At the fourth meeting of the Competitiveness Commission, Prime Minister Keizo Obuchi asked business leaders to make concrete proposals at next month’s meeting on what the private sector can do to nurture prospective markets for the future, such as those pertaining to the elderly, natural environment, biotechnology and information technology.

He also urged them to offer ideas on what kind of support the government should provide.

“We will try to include the proposals we have received so far in the government package to be announced June 11 to tackle the unemployment problem and to increase Japan’s industrial competitiveness,” Obuchi told the meeting.

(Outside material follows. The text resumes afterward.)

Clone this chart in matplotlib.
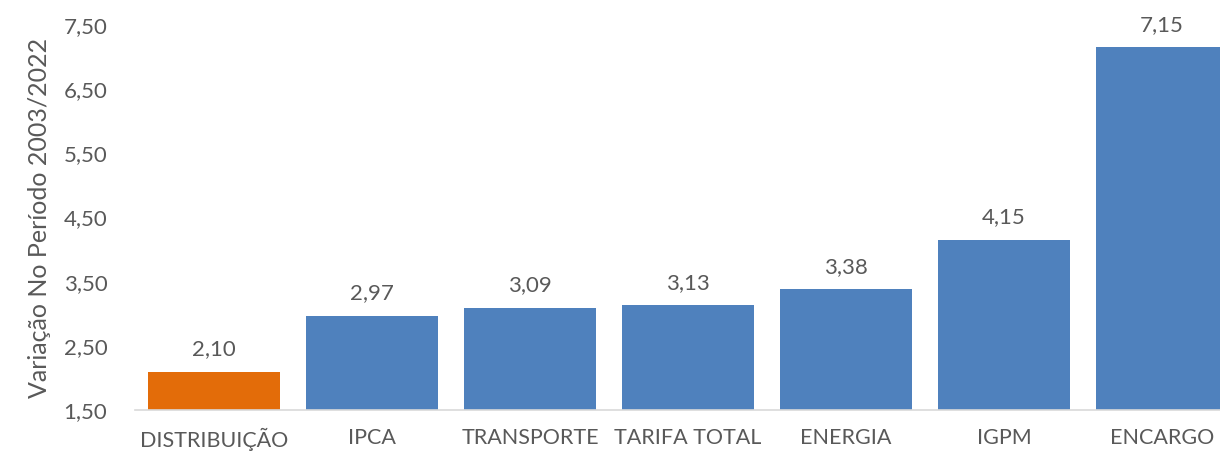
import matplotlib
matplotlib.use("Agg")
import matplotlib.pyplot as plt

# data
categorias = ["DISTRIBUIÇÃO", "IPCA", "TRANSPORTE", "TARIFA TOTAL", "ENERGIA", "IGPM", "ENCARGO"]
valores = [2.10, 2.97, 3.09, 3.13, 3.38, 4.15, 7.15]
yticks = [1.5, 2.5, 3.5, 4.5, 5.5, 6.5, 7.5]

plt.rcParams['font.family'] = ['Lato', 'DejaVu Sans']
cinza = '#595959'
cores = ['#E36C09'] + ['#4F81BD'] * (len(valores) - 1)

fig = plt.figure(figsize=(12.2, 4.54), dpi=100)
ax = fig.add_axes([0.1107, 0.0969, 0.9066, 0.848])

x = range(len(categorias))
bars = ax.bar(x, [v - 1.5 for v in valores], bottom=1.5, width=0.835, color=cores)
ax.set_xlim(-0.5, len(categorias) - 0.5)
ax.set_ylim(1.5, 7.5)

for b, v in zip(bars, valores):
    ax.annotate(f"{v:.2f}".replace('.', ','), (b.get_x() + b.get_width() / 2, v),
                xytext=(0, 9), textcoords='offset points', ha='center', va='bottom',
                fontsize=16, color=cinza, annotation_clip=False)

ax.set_xticks(list(x))
ax.set_xticklabels(categorias, fontsize=15.5, color=cinza)
ax.set_yticks(yticks)
ax.set_yticklabels([f"{t:.2f}".replace('.', ',') for t in yticks], fontsize=16, color=cinza)
ax.tick_params(axis='both', length=0)
ax.tick_params(axis='y', pad=20)
ax.tick_params(axis='x', pad=13)
ax.set_ylabel("Variação No Período 2003/2022", fontsize=18, color=cinza, labelpad=9)

for s in ['top', 'right', 'left']:
    ax.spines[s].set_visible(False)
ax.spines['bottom'].set_color('#D9D9D9')
ax.spines['bottom'].set_linewidth(1.2)

fig.savefig("out.png", dpi=100)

Until last month, the panel’s discussions had focused on ways to ease the corporate burden festering since the collapse of the asset-inflated bubble economy. It has so far proposed measures such as tax incentives for disposing of excess facilities and promoting real estate transactions.

But from now on, the panel will emphasize future-oriented economic trends, such as promoting technological development and nurturing new businesses, Chief Cabinet Secretary Hiromu Nonaka said after the meeting.

During Thursday’s meeting, the business leaders stressed that the prime minister must take initiatives in promoting joint projects by the government and private sector and in allocating more funds to such projects.

They said cooperation and joint efforts between government ministries and agencies are also necessary for such budget allocations and actual promotion of the projects.

Businesspeople also said cooperation between the private sector and universities must be strengthened to enable more technology transfers from college research institutes to the business sector.

The panel also discussed the need to build infrastructure that is environmentally friendly, friendly to the elderly as well as efficient.

Some members also asked Justice Minister Takao Jinnouchi to accelerate the speed of Diet deliberations on revising the Commercial Code to enable more mergers and acquisitions as well as reorganization efforts by corporations.

Due to the heated debate on controversial bills to allow wiretapping in investigations into organized crime, the Diet debate on revising the Commercial Code is far behind schedule in the current Diet session.